Gather each line containing the string "this" from these entries.

Raw records =>
┏━━

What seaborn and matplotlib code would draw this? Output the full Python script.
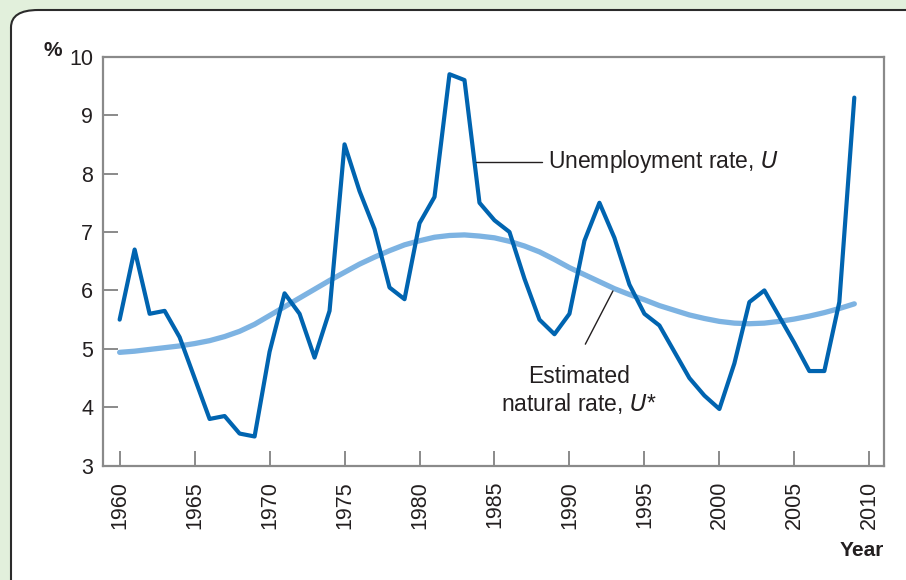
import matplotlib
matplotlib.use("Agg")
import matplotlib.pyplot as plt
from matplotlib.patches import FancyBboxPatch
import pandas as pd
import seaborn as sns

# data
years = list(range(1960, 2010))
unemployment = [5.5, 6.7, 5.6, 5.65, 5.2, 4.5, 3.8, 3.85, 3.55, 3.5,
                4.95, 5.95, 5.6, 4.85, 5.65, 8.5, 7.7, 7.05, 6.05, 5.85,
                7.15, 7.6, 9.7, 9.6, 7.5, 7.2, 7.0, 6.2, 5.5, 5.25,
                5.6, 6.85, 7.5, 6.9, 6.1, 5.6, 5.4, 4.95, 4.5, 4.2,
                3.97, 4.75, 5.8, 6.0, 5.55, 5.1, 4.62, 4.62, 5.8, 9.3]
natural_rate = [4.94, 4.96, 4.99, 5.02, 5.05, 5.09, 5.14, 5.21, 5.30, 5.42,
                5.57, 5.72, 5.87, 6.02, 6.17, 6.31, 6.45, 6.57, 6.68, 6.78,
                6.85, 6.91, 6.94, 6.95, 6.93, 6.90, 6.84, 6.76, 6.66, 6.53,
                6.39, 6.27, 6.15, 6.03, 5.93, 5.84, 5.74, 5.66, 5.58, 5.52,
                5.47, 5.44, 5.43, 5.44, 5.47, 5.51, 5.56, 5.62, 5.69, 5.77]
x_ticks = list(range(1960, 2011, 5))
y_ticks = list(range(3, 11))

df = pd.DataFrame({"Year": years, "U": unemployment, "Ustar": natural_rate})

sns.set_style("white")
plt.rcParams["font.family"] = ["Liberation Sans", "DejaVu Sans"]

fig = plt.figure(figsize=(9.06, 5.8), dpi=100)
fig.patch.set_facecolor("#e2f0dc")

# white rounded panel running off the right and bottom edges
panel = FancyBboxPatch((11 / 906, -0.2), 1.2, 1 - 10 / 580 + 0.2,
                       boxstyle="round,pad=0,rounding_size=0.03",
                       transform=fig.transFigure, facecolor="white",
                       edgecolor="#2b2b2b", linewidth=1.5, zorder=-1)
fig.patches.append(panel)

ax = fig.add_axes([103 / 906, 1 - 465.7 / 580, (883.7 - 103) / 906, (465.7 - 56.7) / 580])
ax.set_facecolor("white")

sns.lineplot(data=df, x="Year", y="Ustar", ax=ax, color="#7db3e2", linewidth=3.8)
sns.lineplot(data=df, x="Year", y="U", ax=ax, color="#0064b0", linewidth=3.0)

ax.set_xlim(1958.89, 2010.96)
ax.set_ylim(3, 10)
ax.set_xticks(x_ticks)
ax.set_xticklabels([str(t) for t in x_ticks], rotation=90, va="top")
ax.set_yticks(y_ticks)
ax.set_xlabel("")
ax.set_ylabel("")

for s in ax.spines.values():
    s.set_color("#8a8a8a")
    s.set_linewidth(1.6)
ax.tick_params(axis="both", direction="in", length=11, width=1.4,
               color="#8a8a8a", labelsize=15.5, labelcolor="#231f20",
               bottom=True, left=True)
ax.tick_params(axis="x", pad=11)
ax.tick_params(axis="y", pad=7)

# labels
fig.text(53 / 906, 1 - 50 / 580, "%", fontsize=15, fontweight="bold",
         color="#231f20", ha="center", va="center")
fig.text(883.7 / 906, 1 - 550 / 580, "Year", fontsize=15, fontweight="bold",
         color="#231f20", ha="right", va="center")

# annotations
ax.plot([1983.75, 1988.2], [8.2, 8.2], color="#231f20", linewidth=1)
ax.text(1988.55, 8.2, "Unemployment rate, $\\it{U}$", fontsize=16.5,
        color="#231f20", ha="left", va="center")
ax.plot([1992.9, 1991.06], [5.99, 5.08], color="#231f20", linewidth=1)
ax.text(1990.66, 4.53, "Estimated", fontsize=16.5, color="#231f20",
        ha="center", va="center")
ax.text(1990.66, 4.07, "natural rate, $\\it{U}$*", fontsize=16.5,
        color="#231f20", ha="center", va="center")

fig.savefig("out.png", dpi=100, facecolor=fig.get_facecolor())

┗━━
┏━━

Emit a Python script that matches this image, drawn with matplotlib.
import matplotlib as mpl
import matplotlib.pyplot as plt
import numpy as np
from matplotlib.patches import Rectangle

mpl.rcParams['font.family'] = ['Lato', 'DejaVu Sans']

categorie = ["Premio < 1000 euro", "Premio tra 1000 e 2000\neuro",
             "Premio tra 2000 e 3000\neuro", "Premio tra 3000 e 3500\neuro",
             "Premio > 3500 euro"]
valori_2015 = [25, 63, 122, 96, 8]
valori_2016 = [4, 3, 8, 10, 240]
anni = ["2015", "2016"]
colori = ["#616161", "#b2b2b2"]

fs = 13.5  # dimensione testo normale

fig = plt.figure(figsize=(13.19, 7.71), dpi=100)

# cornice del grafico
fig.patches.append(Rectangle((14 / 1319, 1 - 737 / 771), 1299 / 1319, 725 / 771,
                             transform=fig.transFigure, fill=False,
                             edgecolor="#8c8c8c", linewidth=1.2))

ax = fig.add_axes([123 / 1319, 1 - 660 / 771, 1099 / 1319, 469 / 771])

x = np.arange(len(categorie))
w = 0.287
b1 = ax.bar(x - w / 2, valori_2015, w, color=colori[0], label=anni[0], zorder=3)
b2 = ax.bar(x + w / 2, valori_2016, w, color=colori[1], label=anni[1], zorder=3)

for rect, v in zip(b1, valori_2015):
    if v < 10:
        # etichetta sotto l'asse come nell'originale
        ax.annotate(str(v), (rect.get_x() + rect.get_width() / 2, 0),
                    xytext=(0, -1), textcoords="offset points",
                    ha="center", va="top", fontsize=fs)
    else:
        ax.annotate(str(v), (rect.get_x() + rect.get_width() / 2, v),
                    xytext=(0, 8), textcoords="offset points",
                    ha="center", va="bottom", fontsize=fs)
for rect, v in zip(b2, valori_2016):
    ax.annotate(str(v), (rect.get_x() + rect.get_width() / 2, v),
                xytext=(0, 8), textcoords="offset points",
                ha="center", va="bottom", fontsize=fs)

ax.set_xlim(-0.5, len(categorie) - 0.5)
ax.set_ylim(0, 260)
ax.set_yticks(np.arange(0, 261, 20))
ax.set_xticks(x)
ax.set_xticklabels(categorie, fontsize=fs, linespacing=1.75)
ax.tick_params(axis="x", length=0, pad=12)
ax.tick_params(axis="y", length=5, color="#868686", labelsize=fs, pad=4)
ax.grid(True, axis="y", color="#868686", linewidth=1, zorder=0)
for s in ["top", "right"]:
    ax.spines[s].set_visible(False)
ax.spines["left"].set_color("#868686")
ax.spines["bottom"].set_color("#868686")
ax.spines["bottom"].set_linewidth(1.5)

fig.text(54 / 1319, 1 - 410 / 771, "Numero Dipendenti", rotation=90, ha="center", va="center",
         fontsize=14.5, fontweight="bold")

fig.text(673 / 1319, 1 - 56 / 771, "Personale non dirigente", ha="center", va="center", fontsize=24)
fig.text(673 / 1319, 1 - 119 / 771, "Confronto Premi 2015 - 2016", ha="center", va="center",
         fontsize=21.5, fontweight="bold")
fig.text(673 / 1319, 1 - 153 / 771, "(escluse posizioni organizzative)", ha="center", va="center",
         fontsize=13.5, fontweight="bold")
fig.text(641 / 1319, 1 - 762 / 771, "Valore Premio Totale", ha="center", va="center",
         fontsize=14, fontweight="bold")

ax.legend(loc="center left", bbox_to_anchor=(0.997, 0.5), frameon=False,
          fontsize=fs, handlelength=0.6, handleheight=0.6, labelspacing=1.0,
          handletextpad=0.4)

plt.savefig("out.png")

┗━━
┏━━

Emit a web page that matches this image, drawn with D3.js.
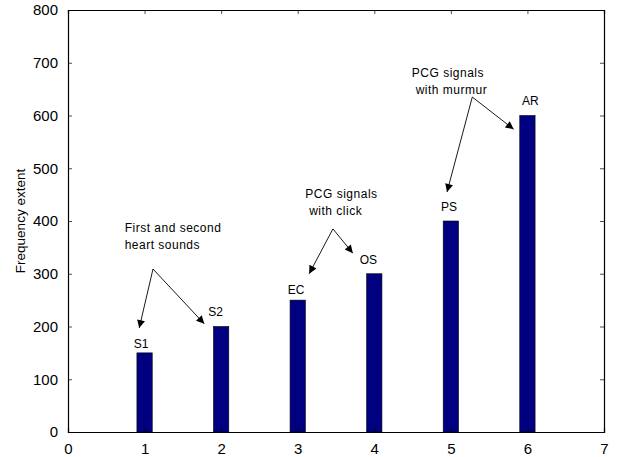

┗━━

Worked answer =>
What seaborn and matplotlib code would draw this? Output the full Python script.
Emit a Python script that matches this image, drawn with matplotlib.
Emit a web page that matches this image, drawn with D3.js.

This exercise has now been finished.